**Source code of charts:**
· · ·
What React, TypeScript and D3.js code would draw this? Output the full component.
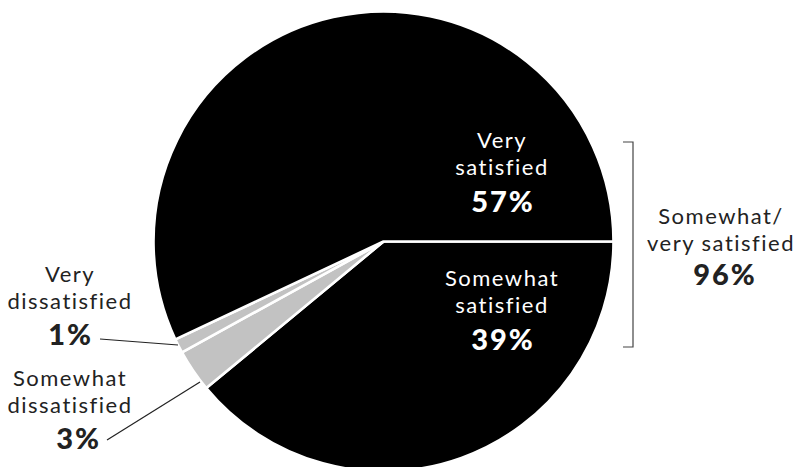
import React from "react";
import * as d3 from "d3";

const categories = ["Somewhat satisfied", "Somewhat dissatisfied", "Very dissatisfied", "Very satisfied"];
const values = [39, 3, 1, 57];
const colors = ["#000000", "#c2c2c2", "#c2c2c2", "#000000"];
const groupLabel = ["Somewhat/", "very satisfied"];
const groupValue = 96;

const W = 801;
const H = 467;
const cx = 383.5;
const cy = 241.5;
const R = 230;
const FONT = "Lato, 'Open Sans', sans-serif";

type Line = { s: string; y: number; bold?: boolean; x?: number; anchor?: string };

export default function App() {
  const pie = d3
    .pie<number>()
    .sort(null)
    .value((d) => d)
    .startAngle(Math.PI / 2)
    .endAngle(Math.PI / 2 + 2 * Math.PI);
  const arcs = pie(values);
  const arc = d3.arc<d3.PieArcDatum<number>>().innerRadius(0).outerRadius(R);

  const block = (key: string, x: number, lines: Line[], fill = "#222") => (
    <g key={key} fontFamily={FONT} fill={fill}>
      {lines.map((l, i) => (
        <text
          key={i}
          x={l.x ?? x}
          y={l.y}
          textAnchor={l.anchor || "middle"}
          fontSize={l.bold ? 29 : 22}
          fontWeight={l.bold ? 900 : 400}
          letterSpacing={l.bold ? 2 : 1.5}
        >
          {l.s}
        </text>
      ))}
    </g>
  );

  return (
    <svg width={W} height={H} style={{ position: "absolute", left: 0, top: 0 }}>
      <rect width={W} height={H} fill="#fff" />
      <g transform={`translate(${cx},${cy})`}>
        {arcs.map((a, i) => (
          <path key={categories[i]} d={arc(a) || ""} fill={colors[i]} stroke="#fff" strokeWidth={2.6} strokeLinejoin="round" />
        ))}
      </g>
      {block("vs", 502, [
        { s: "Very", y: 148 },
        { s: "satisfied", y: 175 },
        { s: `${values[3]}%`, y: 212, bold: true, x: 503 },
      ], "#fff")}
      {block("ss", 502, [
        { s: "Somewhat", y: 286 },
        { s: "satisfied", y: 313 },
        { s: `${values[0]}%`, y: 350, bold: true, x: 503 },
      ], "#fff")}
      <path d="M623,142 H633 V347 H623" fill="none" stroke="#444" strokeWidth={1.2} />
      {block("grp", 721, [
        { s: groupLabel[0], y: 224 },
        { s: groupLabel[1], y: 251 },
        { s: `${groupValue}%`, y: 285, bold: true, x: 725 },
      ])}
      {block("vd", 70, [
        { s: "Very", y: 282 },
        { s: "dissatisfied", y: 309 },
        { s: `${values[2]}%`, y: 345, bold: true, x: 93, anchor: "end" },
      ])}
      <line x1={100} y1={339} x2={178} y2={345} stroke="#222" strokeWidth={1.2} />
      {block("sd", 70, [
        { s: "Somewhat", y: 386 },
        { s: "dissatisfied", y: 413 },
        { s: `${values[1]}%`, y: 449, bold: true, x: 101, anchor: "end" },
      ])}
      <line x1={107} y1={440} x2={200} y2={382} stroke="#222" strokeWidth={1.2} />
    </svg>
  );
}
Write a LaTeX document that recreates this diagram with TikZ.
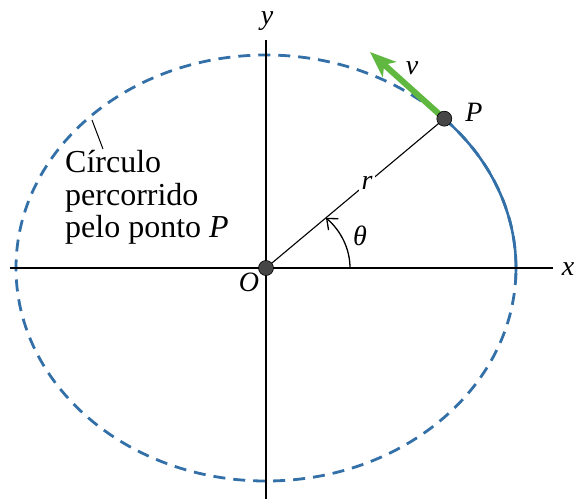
· · ·
Copy out each record shown above without alteration, skipping any picture.

**Task output:**
What React, TypeScript and D3.js code would draw this? Output the full component.
import React from "react";
import * as d3 from "d3";

const categories = ["Somewhat satisfied", "Somewhat dissatisfied", "Very dissatisfied", "Very satisfied"];
const values = [39, 3, 1, 57];
const colors = ["#000000", "#c2c2c2", "#c2c2c2", "#000000"];
const groupLabel = ["Somewhat/", "very satisfied"];
const groupValue = 96;

const W = 801;
const H = 467;
const cx = 383.5;
const cy = 241.5;
const R = 230;
const FONT = "Lato, 'Open Sans', sans-serif";

type Line = { s: string; y: number; bold?: boolean; x?: number; anchor?: string };

export default function App() {
  const pie = d3
    .pie<number>()
    .sort(null)
    .value((d) => d)
    .startAngle(Math.PI / 2)
    .endAngle(Math.PI / 2 + 2 * Math.PI);
  const arcs = pie(values);
  const arc = d3.arc<d3.PieArcDatum<number>>().innerRadius(0).outerRadius(R);

  const block = (key: string, x: number, lines: Line[], fill = "#222") => (
    <g key={key} fontFamily={FONT} fill={fill}>
      {lines.map((l, i) => (
        <text
          key={i}
          x={l.x ?? x}
          y={l.y}
          textAnchor={l.anchor || "middle"}
          fontSize={l.bold ? 29 : 22}
          fontWeight={l.bold ? 900 : 400}
          letterSpacing={l.bold ? 2 : 1.5}
        >
          {l.s}
        </text>
      ))}
    </g>
  );

  return (
    <svg width={W} height={H} style={{ position: "absolute", left: 0, top: 0 }}>
      <rect width={W} height={H} fill="#fff" />
      <g transform={`translate(${cx},${cy})`}>
        {arcs.map((a, i) => (
          <path key={categories[i]} d={arc(a) || ""} fill={colors[i]} stroke="#fff" strokeWidth={2.6} strokeLinejoin="round" />
        ))}
      </g>
      {block("vs", 502, [
        { s: "Very", y: 148 },
        { s: "satisfied", y: 175 },
        { s: `${values[3]}%`, y: 212, bold: true, x: 503 },
      ], "#fff")}
      {block("ss", 502, [
        { s: "Somewhat", y: 286 },
        { s: "satisfied", y: 313 },
        { s: `${values[0]}%`, y: 350, bold: true, x: 503 },
      ], "#fff")}
      <path d="M623,142 H633 V347 H623" fill="none" stroke="#444" strokeWidth={1.2} />
      {block("grp", 721, [
        { s: groupLabel[0], y: 224 },
        { s: groupLabel[1], y: 251 },
        { s: `${groupValue}%`, y: 285, bold: true, x: 725 },
      ])}
      {block("vd", 70, [
        { s: "Very", y: 282 },
        { s: "dissatisfied", y: 309 },
        { s: `${values[2]}%`, y: 345, bold: true, x: 93, anchor: "end" },
      ])}
      <line x1={100} y1={339} x2={178} y2={345} stroke="#222" strokeWidth={1.2} />
      {block("sd", 70, [
        { s: "Somewhat", y: 386 },
        { s: "dissatisfied", y: 413 },
        { s: `${values[1]}%`, y: 449, bold: true, x: 101, anchor: "end" },
      ])}
      <line x1={107} y1={440} x2={200} y2={382} stroke="#222" strokeWidth={1.2} />
    </svg>
  );
}
Write a LaTeX document that recreates this diagram with TikZ.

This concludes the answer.